Each pseudo time step requires a nonlinear solve, which is implemented using PETSc’s Scalable Nonlinear Equations Solver (SNES). By default, Ratel uses Newton-CG in which a multigrid V-cycle is used as a preconditioner for conjugate gradients. Additionally, we use a “critical point” line search, which supposes that the residual is the functional gradient of a latent objective function, \(\bm F(\bm u) = \nabla_{\bm u}\Psi(\bm u)\) and uses one step of a secant method to find \(\alpha\) for which \(F(\bm u + \alpha \delta \bm u)^{T} \delta \bm u = 0\) where \(\delta \bm u\) is the search direction found by Newton. This line search is inspired by the strong Wolfe conditions in optimization [NW99], but without explicit evaluation of the objective \(\Psi\), which may not be available or may not exist (e.g., for non-conservative models).

More information on the PETSc TS and SNES objects can be found in the PETSc documentation.

Elastodynamics

In (138), we represented the static problem i.e. \(\ddot{\bm u} = 0\).

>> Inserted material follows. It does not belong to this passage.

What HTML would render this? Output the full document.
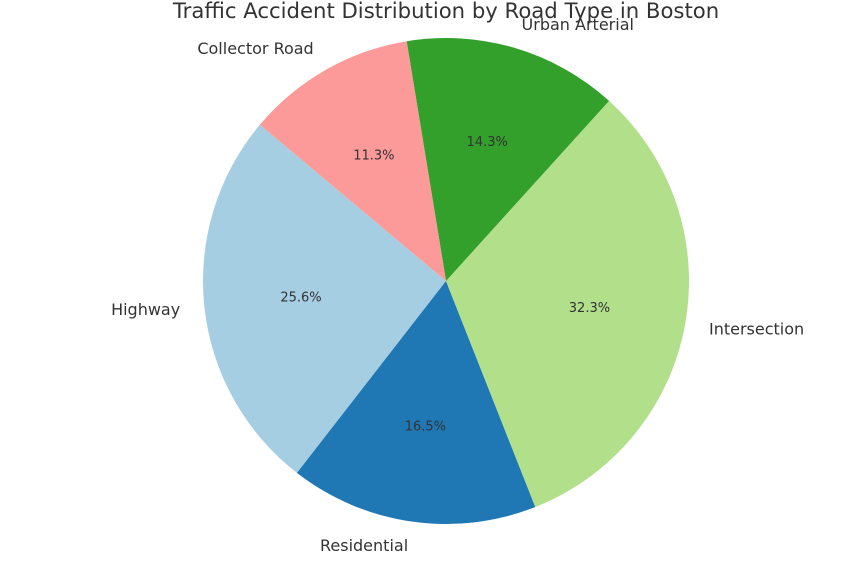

However, in the dynamic example acceleration is not zero and we use the PETSc Timestepper (TS) object to manage timestepping. Specifically, Ratel uses the Generalized-Alpha method for second order systems (TSALPHA2) to solve the second order system of equations given by the momentum balance. More information on the PETSc TSALPHA2 time stepper can be found in the PETSc documentation TS.

For elastodynamics we need to add

(221)\[ \int_{\Omega_0} \bm v \cdot \left(\rho_0 \, \ddot{\bm u} \right) \, dV, \]

to the residual equation (138) (or adding \(\rho_0 \ddot{\bm u}\) to \(\bm f_0\) term) and its jacobian

(222)\[ \mathrm{shift_a} \, \int_{\Omega_0} \bm v \cdot \left(\rho_0 \, \diff \bm u \right) \, dV, \]

Note that in general for a time dependent residual function

(223)\[ F (t, \bm u, \dot{\bm u}, \ddot{\bm u}) = 0, \]

we can write the Jacobian as

(224)\[ \diff F = \frac{\partial F}{\partial \bm u} \, \diff \bm u + \mathrm{shift_v} \, \frac{\partial F}{\partial \dot{\bm u}} \, \diff \bm u + \mathrm{shift_a} \, \frac{\partial F}{\partial \ddot{\bm u}} \, \diff \bm u, \]

where \(\mathrm{shift_v}, \mathrm{shift_a}\) is related to the inverse of time step \(\Delta t\) and its square.